Records to use:
[START]

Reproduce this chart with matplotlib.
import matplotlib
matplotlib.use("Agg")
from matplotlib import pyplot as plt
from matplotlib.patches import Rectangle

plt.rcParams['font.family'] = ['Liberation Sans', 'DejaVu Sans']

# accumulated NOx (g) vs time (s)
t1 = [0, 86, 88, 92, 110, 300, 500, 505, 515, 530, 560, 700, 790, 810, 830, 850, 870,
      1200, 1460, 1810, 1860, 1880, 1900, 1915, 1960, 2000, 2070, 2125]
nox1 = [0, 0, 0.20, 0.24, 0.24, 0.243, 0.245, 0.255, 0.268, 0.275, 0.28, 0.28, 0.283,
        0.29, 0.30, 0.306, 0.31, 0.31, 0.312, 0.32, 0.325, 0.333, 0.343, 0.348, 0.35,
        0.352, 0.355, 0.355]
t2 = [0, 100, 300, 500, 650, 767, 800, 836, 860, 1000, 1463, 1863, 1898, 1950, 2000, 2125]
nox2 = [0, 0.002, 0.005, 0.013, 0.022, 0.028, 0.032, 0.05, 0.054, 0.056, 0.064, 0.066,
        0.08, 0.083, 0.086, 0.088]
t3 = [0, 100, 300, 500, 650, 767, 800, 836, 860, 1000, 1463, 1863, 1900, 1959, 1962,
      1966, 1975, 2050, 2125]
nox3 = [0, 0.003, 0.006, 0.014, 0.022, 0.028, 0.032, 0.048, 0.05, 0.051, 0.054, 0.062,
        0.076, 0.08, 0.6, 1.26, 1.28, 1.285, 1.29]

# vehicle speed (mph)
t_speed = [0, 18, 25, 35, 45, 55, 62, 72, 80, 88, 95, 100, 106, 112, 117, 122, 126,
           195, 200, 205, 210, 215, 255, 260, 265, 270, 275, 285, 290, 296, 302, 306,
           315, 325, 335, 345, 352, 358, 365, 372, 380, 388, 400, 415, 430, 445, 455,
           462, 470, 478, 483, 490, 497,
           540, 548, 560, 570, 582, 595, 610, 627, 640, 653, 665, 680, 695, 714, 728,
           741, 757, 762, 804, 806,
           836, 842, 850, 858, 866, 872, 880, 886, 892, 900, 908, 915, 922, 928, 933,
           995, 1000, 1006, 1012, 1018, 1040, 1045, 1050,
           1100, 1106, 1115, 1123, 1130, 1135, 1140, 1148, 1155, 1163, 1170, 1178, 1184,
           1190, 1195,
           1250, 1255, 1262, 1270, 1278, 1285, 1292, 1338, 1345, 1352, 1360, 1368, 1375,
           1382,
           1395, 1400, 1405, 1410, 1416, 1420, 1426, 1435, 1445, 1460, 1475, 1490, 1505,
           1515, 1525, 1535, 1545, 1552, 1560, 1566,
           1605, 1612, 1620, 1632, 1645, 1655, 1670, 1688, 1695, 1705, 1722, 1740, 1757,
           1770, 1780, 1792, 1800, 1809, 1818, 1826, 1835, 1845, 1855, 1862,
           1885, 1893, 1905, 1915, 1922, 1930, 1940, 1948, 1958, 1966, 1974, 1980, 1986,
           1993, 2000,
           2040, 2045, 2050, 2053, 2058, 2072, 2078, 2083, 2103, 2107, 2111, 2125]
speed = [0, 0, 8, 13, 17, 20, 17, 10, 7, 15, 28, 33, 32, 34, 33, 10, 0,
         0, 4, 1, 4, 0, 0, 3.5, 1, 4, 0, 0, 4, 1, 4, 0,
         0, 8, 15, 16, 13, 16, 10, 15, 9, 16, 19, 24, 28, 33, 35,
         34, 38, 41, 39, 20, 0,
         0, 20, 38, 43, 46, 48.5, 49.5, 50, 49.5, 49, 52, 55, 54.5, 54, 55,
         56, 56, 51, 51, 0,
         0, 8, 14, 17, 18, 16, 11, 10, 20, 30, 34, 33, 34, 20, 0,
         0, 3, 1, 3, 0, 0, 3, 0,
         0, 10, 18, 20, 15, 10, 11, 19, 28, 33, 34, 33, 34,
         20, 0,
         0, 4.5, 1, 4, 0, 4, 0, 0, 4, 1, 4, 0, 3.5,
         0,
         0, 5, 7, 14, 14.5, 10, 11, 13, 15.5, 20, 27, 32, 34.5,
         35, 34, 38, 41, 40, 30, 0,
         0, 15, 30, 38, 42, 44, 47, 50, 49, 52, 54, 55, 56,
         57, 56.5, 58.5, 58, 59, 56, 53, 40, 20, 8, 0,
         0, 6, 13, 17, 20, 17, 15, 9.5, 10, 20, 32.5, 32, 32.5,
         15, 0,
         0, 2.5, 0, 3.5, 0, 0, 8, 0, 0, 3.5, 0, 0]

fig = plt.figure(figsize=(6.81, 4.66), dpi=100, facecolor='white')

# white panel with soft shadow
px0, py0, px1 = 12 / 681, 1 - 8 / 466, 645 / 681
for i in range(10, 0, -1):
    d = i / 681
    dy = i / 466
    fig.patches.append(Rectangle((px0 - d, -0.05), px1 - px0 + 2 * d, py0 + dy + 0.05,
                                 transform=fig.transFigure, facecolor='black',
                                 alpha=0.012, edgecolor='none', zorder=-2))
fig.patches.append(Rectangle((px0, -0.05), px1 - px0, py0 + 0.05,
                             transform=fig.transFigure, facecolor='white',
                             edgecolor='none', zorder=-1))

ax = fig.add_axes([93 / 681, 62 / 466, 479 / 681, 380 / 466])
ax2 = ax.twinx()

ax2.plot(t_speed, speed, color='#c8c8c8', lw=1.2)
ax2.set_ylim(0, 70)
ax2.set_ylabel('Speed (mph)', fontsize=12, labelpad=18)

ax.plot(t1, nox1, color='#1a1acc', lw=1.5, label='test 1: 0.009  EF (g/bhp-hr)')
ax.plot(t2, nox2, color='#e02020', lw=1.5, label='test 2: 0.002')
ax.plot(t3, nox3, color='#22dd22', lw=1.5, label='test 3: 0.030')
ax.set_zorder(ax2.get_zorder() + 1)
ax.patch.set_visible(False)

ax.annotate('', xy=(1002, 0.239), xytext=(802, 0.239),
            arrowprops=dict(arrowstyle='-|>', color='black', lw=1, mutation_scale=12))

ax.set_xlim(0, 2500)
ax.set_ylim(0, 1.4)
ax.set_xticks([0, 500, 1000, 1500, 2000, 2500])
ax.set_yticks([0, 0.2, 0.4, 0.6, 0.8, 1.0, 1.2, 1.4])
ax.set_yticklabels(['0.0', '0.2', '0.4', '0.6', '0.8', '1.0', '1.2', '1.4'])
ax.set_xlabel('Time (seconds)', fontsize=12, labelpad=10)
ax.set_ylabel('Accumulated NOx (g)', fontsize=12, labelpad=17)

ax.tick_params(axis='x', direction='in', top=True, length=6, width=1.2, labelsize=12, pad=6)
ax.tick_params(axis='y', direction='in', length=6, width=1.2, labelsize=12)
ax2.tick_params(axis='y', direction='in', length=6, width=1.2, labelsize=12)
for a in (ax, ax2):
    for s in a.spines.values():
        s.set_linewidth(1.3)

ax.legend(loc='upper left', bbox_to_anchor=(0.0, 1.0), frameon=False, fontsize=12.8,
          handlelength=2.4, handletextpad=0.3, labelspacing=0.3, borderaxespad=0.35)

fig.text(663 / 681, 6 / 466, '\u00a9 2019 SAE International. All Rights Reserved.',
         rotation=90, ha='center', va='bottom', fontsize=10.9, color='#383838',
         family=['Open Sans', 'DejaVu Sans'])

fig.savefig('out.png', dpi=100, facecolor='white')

[END]
[START]

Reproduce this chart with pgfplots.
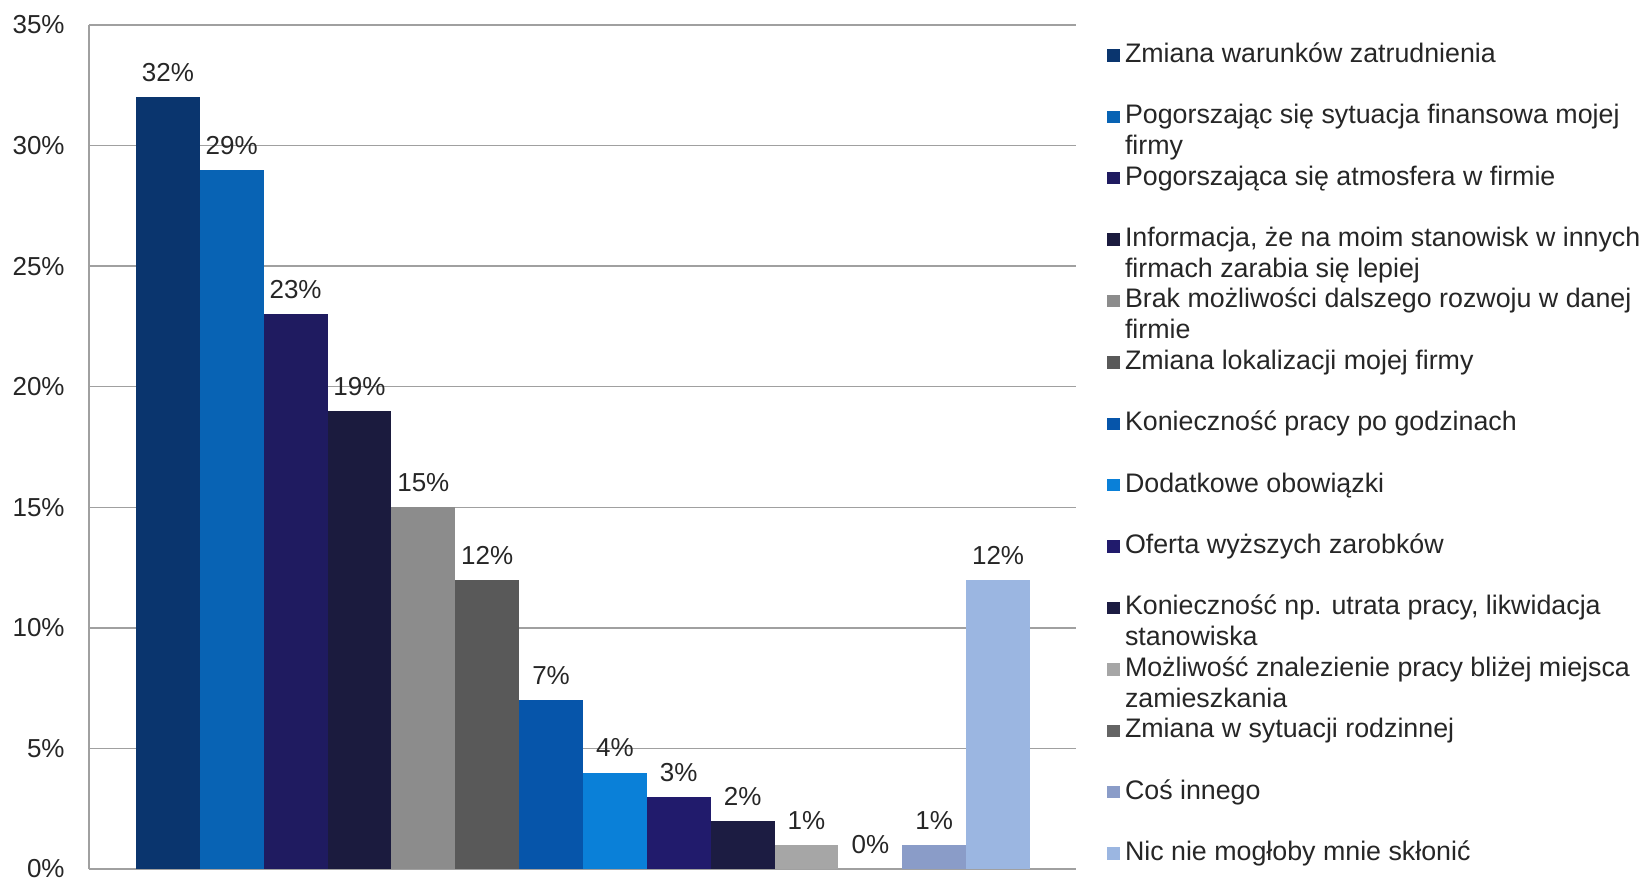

[END]
[START]

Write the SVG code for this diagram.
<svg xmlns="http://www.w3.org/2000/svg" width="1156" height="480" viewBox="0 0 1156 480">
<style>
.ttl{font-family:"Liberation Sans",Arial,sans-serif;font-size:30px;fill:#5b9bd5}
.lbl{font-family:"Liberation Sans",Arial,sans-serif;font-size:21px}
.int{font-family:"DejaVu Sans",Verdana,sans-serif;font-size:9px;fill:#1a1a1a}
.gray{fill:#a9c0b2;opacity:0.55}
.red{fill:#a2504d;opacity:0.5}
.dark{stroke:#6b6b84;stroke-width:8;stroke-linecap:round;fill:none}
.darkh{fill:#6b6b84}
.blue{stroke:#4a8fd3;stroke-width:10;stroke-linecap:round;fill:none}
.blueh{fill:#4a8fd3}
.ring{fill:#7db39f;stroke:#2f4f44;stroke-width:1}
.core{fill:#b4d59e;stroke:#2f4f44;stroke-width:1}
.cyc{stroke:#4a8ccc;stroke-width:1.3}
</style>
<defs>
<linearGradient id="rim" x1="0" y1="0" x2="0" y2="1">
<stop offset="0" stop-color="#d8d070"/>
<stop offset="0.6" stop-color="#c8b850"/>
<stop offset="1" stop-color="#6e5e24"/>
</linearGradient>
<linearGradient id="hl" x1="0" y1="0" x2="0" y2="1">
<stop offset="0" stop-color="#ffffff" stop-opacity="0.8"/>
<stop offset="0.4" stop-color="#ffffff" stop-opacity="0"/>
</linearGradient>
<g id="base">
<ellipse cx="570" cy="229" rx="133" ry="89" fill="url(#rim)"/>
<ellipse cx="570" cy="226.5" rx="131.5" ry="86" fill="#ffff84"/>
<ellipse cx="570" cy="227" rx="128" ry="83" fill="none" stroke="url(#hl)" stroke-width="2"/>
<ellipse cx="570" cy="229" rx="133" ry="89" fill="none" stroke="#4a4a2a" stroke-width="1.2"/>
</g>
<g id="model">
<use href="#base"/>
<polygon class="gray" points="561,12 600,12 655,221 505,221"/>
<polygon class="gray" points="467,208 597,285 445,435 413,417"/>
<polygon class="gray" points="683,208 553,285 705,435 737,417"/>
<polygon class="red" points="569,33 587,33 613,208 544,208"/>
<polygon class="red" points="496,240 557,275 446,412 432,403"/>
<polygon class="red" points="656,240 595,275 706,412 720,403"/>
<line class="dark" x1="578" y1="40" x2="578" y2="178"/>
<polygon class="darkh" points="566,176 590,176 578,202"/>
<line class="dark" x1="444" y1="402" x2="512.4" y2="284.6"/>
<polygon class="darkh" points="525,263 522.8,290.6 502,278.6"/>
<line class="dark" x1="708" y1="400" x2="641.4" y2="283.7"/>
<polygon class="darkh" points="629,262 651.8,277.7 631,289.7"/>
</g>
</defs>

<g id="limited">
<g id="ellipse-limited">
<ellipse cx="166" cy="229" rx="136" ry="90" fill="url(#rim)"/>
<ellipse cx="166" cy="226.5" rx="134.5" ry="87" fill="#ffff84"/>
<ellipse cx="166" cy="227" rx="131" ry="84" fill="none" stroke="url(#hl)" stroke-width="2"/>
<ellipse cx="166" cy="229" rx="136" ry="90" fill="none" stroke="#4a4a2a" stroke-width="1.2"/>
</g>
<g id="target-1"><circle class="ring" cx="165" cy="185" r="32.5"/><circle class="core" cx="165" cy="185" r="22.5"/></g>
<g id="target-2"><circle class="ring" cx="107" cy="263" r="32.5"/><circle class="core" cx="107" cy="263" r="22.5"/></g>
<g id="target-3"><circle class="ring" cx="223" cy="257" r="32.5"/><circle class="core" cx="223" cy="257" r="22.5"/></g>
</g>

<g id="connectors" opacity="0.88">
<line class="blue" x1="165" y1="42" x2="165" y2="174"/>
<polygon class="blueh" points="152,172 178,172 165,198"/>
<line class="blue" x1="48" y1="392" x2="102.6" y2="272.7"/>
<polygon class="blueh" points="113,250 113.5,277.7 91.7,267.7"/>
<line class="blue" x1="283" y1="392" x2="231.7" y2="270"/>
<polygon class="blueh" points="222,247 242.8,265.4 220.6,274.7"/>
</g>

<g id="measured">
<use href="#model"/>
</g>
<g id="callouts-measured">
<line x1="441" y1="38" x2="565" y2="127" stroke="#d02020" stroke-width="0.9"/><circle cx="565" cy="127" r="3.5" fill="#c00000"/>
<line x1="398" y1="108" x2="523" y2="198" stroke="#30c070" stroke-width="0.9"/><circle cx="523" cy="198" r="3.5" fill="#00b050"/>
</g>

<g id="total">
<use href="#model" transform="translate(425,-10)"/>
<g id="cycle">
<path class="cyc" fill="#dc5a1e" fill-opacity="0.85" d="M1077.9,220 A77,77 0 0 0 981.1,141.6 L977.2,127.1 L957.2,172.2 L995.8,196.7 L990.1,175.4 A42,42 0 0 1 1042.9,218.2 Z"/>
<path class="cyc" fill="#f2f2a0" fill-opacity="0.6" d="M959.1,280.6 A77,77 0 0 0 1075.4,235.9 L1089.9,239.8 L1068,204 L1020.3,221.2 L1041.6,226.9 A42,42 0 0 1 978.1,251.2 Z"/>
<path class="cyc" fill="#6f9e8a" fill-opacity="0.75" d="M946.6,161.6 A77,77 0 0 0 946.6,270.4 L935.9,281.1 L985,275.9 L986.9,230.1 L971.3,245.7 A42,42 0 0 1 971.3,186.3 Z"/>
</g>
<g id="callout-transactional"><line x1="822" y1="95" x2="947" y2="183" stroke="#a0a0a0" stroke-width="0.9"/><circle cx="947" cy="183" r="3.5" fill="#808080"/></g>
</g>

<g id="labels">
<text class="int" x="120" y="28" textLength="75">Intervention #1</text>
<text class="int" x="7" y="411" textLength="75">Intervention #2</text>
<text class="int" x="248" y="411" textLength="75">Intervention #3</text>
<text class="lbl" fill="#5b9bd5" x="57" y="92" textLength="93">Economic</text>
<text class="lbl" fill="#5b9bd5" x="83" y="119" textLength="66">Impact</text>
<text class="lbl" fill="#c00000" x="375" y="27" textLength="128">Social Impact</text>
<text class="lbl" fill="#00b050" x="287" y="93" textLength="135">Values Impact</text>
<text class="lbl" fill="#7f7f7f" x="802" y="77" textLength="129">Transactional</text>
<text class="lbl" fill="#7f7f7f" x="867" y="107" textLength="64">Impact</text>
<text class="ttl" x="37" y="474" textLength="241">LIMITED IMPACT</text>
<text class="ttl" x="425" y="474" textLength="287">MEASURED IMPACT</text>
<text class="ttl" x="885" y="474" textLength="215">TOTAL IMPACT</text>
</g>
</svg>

[END]

Work to complete: Extract, word for word, every line beginning with the one that holds "Reproduce this chart with matplotlib." and concluding with the one that holds "plt.rcParams['font.family'] = ['Liberation". Include both of those lines.

Response to this exercise:
Reproduce this chart with matplotlib.
import matplotlib
matplotlib.use("Agg")
from matplotlib import pyplot as plt
from matplotlib.patches import Rectangle

plt.rcParams['font.family'] = ['Liberation Sans', 'DejaVu Sans']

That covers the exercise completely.